Former England Cricketer
Best-selling author and journalist
Exciting new talent on the speaker circuit
“Ed Smith is from a lost, less ruthlessly cynical, era: the games-player-as-scholar. We are fortunate that he is with us, here and now.” Jason Cowley, Sunday Telegraph
Ed Smith is a former England cricketer, who was forced to retire through injury aged 30, and has since turned best-selling author and journalist.
Ed was educated at Tonbridge and Peterhouse, Cambridge where he took a double First in History. In 1996, aged eighteen, he became the youngest ever Cambridge undergraduate to score a century on his first class debut. After becoming the first batsman to reach 1,000 runs in 2003, he was selected to play three Test matches for England against South Africa, and captained Middlesex in 2007 and 2008.

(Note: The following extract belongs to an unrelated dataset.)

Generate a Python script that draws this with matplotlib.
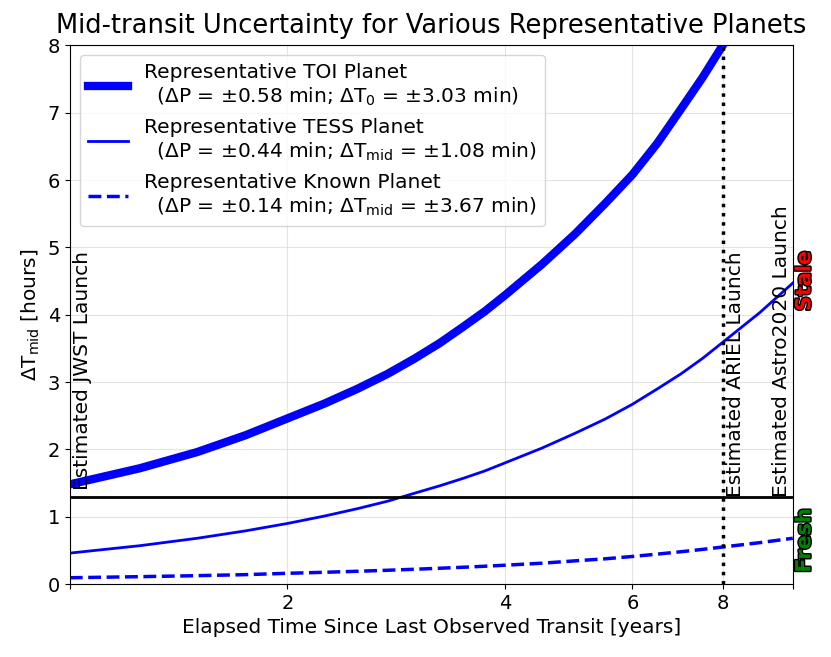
import matplotlib
matplotlib.use("Agg")
import matplotlib.pyplot as plt
import matplotlib.patheffects as pe

# elapsed time [years] and mid-transit uncertainty [hours]
years = [1, 1.25, 1.5, 1.75, 2, 2.25, 2.5, 2.75, 3, 3.25, 3.5, 3.75, 4, 4.5, 5,
         5.5, 6, 6.5, 7, 7.5, 8, 9, 10]
toi_hours = [1.48, 1.72, 1.96, 2.21, 2.46, 2.68, 2.90, 3.12, 3.35, 3.58, 3.82, 4.05,
             4.29, 4.75, 5.20, 5.65, 6.08, 6.55, 7.05, 7.52, 8.00, 8.95, 9.90]
tess_hours = [0.46, 0.57, 0.68, 0.79, 0.90, 1.01, 1.12, 1.23, 1.35, 1.46, 1.57, 1.68,
              1.80, 2.02, 2.24, 2.45, 2.67, 2.90, 3.12, 3.35, 3.59, 4.03, 4.47]
known_hours = [0.094, 0.11, 0.125, 0.14, 0.16, 0.175, 0.19, 0.205, 0.22, 0.235, 0.25,
               0.265, 0.28, 0.31, 0.345, 0.375, 0.41, 0.445, 0.48, 0.515, 0.55,
               0.615, 0.68]

labels = [
    "Representative TOI Planet\n  ($\\Delta$P = $\\pm$0.58 min; $\\Delta$T$_0$ = $\\pm$3.03 min)",
    "Representative TESS Planet\n  ($\\Delta$P = $\\pm$0.44 min; $\\Delta$T$_{\\rm mid}$ = $\\pm$1.08 min)",
    "Representative Known Planet\n  ($\\Delta$P = $\\pm$0.14 min; $\\Delta$T$_{\\rm mid}$ = $\\pm$3.67 min)",
]

stale_limit = 1.29
jwst_year = 1.0
ariel_year = 8.0
astro_year = 10.0

xticks = [1, 2, 4, 6, 8, 10]
xticklabels = ["", "2", "4", "6", "8", ""]

fig = plt.figure(figsize=(8.31, 6.57), dpi=100)
ax = fig.add_axes([0.084, 0.111, 0.870, 0.820])

ax.plot(years, toi_hours, color="blue", lw=6, label=labels[0])
ax.plot(years, tess_hours, color="blue", lw=2, label=labels[1])
ax.plot(years, known_hours, color="blue", lw=2.5, ls="--", label=labels[2])

ax.axhline(stale_limit, color="black", lw=2)
ax.axvline(ariel_year, color="black", lw=2.5, ls=":")

ax.text(jwst_year * 1.01, 1.4, "Estimated JWST Launch", rotation=90,
        ha="left", va="bottom", fontsize=14.5)
ax.text(ariel_year * 1.01, 1.3, "Estimated ARIEL Launch", rotation=90,
        ha="left", va="bottom", fontsize=14.5)
ax.text(astro_year * 0.995, 1.3, "Estimated Astro2020 Launch", rotation=90,
        ha="right", va="bottom", fontsize=14.5)

outline = [pe.withStroke(linewidth=2, foreground="black")]
ax.text(1.016, 4.5, "Stale", rotation=90, color="red", fontsize=15,
        fontweight="bold", ha="center", va="center",
        transform=ax.get_yaxis_transform(), path_effects=outline)
ax.text(1.016, 0.65, "Fresh", rotation=90, color="green", fontsize=15,
        fontweight="bold", ha="center", va="center",
        transform=ax.get_yaxis_transform(), path_effects=outline)

ax.set_xscale("log")
ax.set_xlim(1, 10)
ax.set_ylim(0, 8)
ax.set_xticks(xticks)
ax.set_xticklabels(xticklabels)
ax.xaxis.set_minor_locator(matplotlib.ticker.NullLocator())
ax.tick_params(labelsize=14)
ax.grid(True, color="lightgray", alpha=0.6)

ax.set_xlabel("Elapsed Time Since Last Observed Transit [years]", fontsize=14.5)
ax.set_ylabel("$\\Delta$T$_{\\rm mid}$ [hours]", fontsize=14.5)
ax.set_title("Mid-transit Uncertainty for Various Representative Planets",
             fontsize=18.5, pad=9)

ax.legend(loc="upper left", fontsize=14.5)

fig.savefig("out.png")
plt.close(fig)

After breaking his ankle in 2008, Ed was forced to retire. He has since written three books: Playing Hard Ball (Abacus, 2003), On and Off the Field (Penguin, 2005), a diary of the year he played for England, and What Sport Tells Us About Life (Penguin, 2009), which explores sport’s intellectual hinterland.
Ed’s most recent book is titled, Luck: what it means and why it matters (Bloomsbury, 2012). Ed has written for Prospect, The Spectator and Intelligent Life. He is now a leader writer at the Times, and before that, he wrote MindGames, his weekly column in the Daily Telegraph.